YOUR TASK
Repeat the data word for word. Do not include the pictures.

COLLECTED DATA
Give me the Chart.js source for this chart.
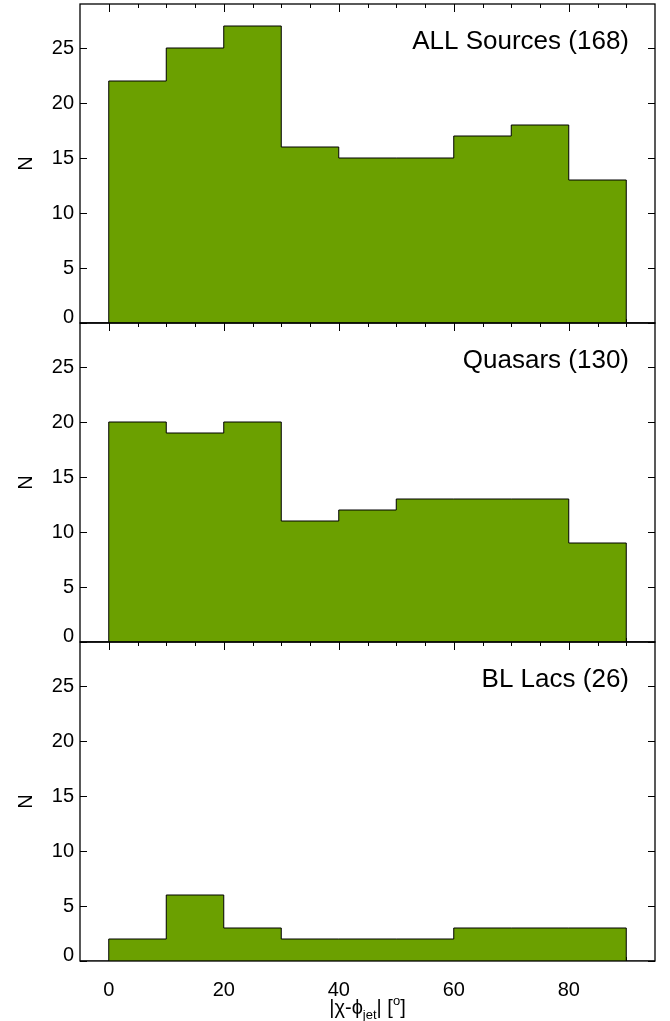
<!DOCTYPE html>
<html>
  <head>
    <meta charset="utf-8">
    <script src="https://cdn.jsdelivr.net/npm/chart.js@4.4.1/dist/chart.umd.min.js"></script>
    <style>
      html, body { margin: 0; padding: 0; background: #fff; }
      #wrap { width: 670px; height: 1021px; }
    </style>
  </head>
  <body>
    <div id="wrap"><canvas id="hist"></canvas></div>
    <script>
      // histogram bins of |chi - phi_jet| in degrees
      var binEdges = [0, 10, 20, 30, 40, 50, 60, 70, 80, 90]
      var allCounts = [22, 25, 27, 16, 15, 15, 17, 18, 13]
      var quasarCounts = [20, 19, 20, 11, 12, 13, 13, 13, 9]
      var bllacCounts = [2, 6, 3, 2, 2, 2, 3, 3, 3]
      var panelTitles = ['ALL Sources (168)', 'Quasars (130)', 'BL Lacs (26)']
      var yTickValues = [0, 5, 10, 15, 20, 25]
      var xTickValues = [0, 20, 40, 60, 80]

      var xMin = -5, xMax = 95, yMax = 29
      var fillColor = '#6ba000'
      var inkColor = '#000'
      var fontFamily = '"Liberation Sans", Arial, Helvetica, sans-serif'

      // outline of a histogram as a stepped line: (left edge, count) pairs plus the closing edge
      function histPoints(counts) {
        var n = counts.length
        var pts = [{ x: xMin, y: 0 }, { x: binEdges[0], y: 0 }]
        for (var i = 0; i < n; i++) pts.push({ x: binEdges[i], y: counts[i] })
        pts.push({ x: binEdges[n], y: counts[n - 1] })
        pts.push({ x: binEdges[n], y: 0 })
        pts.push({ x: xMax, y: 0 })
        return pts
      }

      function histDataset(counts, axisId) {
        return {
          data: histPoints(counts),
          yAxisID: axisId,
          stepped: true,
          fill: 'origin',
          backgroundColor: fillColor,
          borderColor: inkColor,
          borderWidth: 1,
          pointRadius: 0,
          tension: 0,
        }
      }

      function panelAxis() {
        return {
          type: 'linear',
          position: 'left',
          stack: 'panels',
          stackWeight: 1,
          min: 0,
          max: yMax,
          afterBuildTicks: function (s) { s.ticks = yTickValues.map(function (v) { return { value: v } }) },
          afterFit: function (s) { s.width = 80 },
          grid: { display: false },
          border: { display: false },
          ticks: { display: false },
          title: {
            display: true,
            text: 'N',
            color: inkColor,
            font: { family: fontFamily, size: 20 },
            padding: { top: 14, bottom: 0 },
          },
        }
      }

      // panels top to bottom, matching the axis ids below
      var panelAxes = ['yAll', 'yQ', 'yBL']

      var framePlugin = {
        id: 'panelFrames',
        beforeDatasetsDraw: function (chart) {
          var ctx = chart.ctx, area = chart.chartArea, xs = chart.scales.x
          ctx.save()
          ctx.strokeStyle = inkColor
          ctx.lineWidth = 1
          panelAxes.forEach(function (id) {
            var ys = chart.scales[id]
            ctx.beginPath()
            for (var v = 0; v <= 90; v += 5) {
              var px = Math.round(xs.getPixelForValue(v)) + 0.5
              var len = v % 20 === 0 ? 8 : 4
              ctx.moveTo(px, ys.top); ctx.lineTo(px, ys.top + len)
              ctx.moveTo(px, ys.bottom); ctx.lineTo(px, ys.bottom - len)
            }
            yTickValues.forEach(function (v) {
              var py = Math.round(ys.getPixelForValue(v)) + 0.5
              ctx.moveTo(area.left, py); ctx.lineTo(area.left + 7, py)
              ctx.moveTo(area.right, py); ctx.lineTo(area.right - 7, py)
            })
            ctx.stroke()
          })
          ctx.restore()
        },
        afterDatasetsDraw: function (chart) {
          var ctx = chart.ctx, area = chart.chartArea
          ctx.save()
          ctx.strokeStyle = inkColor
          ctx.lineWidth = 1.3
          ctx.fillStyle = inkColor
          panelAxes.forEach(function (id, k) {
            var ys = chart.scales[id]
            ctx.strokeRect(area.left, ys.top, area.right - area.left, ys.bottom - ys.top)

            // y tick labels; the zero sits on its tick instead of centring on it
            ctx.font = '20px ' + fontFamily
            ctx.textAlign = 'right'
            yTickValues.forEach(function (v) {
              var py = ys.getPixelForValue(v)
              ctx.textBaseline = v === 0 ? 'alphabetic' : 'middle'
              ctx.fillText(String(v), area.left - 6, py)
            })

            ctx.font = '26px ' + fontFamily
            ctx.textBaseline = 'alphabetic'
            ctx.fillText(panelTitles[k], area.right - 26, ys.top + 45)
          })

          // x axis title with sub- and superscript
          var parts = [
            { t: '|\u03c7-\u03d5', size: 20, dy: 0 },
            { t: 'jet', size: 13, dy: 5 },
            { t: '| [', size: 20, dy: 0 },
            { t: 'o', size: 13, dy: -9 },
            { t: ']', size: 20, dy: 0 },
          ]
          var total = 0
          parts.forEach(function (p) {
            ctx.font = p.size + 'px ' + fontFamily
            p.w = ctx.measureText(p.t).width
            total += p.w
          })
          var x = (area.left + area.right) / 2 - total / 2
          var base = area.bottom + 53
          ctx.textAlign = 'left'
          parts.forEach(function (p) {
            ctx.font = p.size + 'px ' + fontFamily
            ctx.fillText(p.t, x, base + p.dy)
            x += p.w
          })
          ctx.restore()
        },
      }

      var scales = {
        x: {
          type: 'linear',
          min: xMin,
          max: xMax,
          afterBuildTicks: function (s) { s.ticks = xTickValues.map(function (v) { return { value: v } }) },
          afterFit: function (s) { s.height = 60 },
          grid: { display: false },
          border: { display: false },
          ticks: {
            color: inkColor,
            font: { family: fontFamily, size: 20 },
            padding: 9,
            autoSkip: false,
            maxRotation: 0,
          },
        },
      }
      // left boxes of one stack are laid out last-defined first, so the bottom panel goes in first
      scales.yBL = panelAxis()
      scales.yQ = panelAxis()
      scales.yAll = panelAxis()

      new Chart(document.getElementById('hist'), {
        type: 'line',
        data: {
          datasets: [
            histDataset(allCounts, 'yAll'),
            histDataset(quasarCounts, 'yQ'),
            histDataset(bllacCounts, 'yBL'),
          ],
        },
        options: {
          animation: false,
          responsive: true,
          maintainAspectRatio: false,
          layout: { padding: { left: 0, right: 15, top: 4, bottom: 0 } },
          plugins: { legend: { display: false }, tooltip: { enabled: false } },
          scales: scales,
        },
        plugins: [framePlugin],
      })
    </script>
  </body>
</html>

RESULT OF THIS EXERCISE
Give me the Chart.js source for this chart.
<!DOCTYPE html>
<html>
  <head>
    <meta charset="utf-8">
    <script src="https://cdn.jsdelivr.net/npm/chart.js@4.4.1/dist/chart.umd.min.js"></script>
    <style>
      html, body { margin: 0; padding: 0; background: #fff; }
      #wrap { width: 670px; height: 1021px; }
    </style>
  </head>
  <body>
    <div id="wrap"><canvas id="hist"></canvas></div>
    <script>
      // histogram bins of |chi - phi_jet| in degrees
      var binEdges = [0, 10, 20, 30, 40, 50, 60, 70, 80, 90]
      var allCounts = [22, 25, 27, 16, 15, 15, 17, 18, 13]
      var quasarCounts = [20, 19, 20, 11, 12, 13, 13, 13, 9]
      var bllacCounts = [2, 6, 3, 2, 2, 2, 3, 3, 3]
      var panelTitles = ['ALL Sources (168)', 'Quasars (130)', 'BL Lacs (26)']
      var yTickValues = [0, 5, 10, 15, 20, 25]
      var xTickValues = [0, 20, 40, 60, 80]

      var xMin = -5, xMax = 95, yMax = 29
      var fillColor = '#6ba000'
      var inkColor = '#000'
      var fontFamily = '"Liberation Sans", Arial, Helvetica, sans-serif'

      // outline of a histogram as a stepped line: (left edge, count) pairs plus the closing edge
      function histPoints(counts) {
        var n = counts.length
        var pts = [{ x: xMin, y: 0 }, { x: binEdges[0], y: 0 }]
        for (var i = 0; i < n; i++) pts.push({ x: binEdges[i], y: counts[i] })
        pts.push({ x: binEdges[n], y: counts[n - 1] })
        pts.push({ x: binEdges[n], y: 0 })
        pts.push({ x: xMax, y: 0 })
        return pts
      }

      function histDataset(counts, axisId) {
        return {
          data: histPoints(counts),
          yAxisID: axisId,
          stepped: true,
          fill: 'origin',
          backgroundColor: fillColor,
          borderColor: inkColor,
          borderWidth: 1,
          pointRadius: 0,
          tension: 0,
        }
      }

      function panelAxis() {
        return {
          type: 'linear',
          position: 'left',
          stack: 'panels',
          stackWeight: 1,
          min: 0,
          max: yMax,
          afterBuildTicks: function (s) { s.ticks = yTickValues.map(function (v) { return { value: v } }) },
          afterFit: function (s) { s.width = 80 },
          grid: { display: false },
          border: { display: false },
          ticks: { display: false },
          title: {
            display: true,
            text: 'N',
            color: inkColor,
            font: { family: fontFamily, size: 20 },
            padding: { top: 14, bottom: 0 },
          },
        }
      }

      // panels top to bottom, matching the axis ids below
      var panelAxes = ['yAll', 'yQ', 'yBL']

      var framePlugin = {
        id: 'panelFrames',
        beforeDatasetsDraw: function (chart) {
          var ctx = chart.ctx, area = chart.chartArea, xs = chart.scales.x
          ctx.save()
          ctx.strokeStyle = inkColor
          ctx.lineWidth = 1
          panelAxes.forEach(function (id) {
            var ys = chart.scales[id]
            ctx.beginPath()
            for (var v = 0; v <= 90; v += 5) {
              var px = Math.round(xs.getPixelForValue(v)) + 0.5
              var len = v % 20 === 0 ? 8 : 4
              ctx.moveTo(px, ys.top); ctx.lineTo(px, ys.top + len)
              ctx.moveTo(px, ys.bottom); ctx.lineTo(px, ys.bottom - len)
            }
            yTickValues.forEach(function (v) {
              var py = Math.round(ys.getPixelForValue(v)) + 0.5
              ctx.moveTo(area.left, py); ctx.lineTo(area.left + 7, py)
              ctx.moveTo(area.right, py); ctx.lineTo(area.right - 7, py)
            })
            ctx.stroke()
          })
          ctx.restore()
        },
        afterDatasetsDraw: function (chart) {
          var ctx = chart.ctx, area = chart.chartArea
          ctx.save()
          ctx.strokeStyle = inkColor
          ctx.lineWidth = 1.3
          ctx.fillStyle = inkColor
          panelAxes.forEach(function (id, k) {
            var ys = chart.scales[id]
            ctx.strokeRect(area.left, ys.top, area.right - area.left, ys.bottom - ys.top)

            // y tick labels; the zero sits on its tick instead of centring on it
            ctx.font = '20px ' + fontFamily
            ctx.textAlign = 'right'
            yTickValues.forEach(function (v) {
              var py = ys.getPixelForValue(v)
              ctx.textBaseline = v === 0 ? 'alphabetic' : 'middle'
              ctx.fillText(String(v), area.left - 6, py)
            })

            ctx.font = '26px ' + fontFamily
            ctx.textBaseline = 'alphabetic'
            ctx.fillText(panelTitles[k], area.right - 26, ys.top + 45)
          })

          // x axis title with sub- and superscript
          var parts = [
            { t: '|\u03c7-\u03d5', size: 20, dy: 0 },
            { t: 'jet', size: 13, dy: 5 },
            { t: '| [', size: 20, dy: 0 },
            { t: 'o', size: 13, dy: -9 },
            { t: ']', size: 20, dy: 0 },
          ]
          var total = 0
          parts.forEach(function (p) {
            ctx.font = p.size + 'px ' + fontFamily
            p.w = ctx.measureText(p.t).width
            total += p.w
          })
          var x = (area.left + area.right) / 2 - total / 2
          var base = area.bottom + 53
          ctx.textAlign = 'left'
          parts.forEach(function (p) {
            ctx.font = p.size + 'px ' + fontFamily
            ctx.fillText(p.t, x, base + p.dy)
            x += p.w
          })
          ctx.restore()
        },
      }

      var scales = {
        x: {
          type: 'linear',
          min: xMin,
          max: xMax,
          afterBuildTicks: function (s) { s.ticks = xTickValues.map(function (v) { return { value: v } }) },
          afterFit: function (s) { s.height = 60 },
          grid: { display: false },
          border: { display: false },
          ticks: {
            color: inkColor,
            font: { family: fontFamily, size: 20 },
            padding: 9,
            autoSkip: false,
            maxRotation: 0,
          },
        },
      }
      // left boxes of one stack are laid out last-defined first, so the bottom panel goes in first
      scales.yBL = panelAxis()
      scales.yQ = panelAxis()
      scales.yAll = panelAxis()

      new Chart(document.getElementById('hist'), {
        type: 'line',
        data: {
          datasets: [
            histDataset(allCounts, 'yAll'),
            histDataset(quasarCounts, 'yQ'),
            histDataset(bllacCounts, 'yBL'),
          ],
        },
        options: {
          animation: false,
          responsive: true,
          maintainAspectRatio: false,
          layout: { padding: { left: 0, right: 15, top: 4, bottom: 0 } },
          plugins: { legend: { display: false }, tooltip: { enabled: false } },
          scales: scales,
        },
        plugins: [framePlugin],
      })
    </script>
  </body>
</html>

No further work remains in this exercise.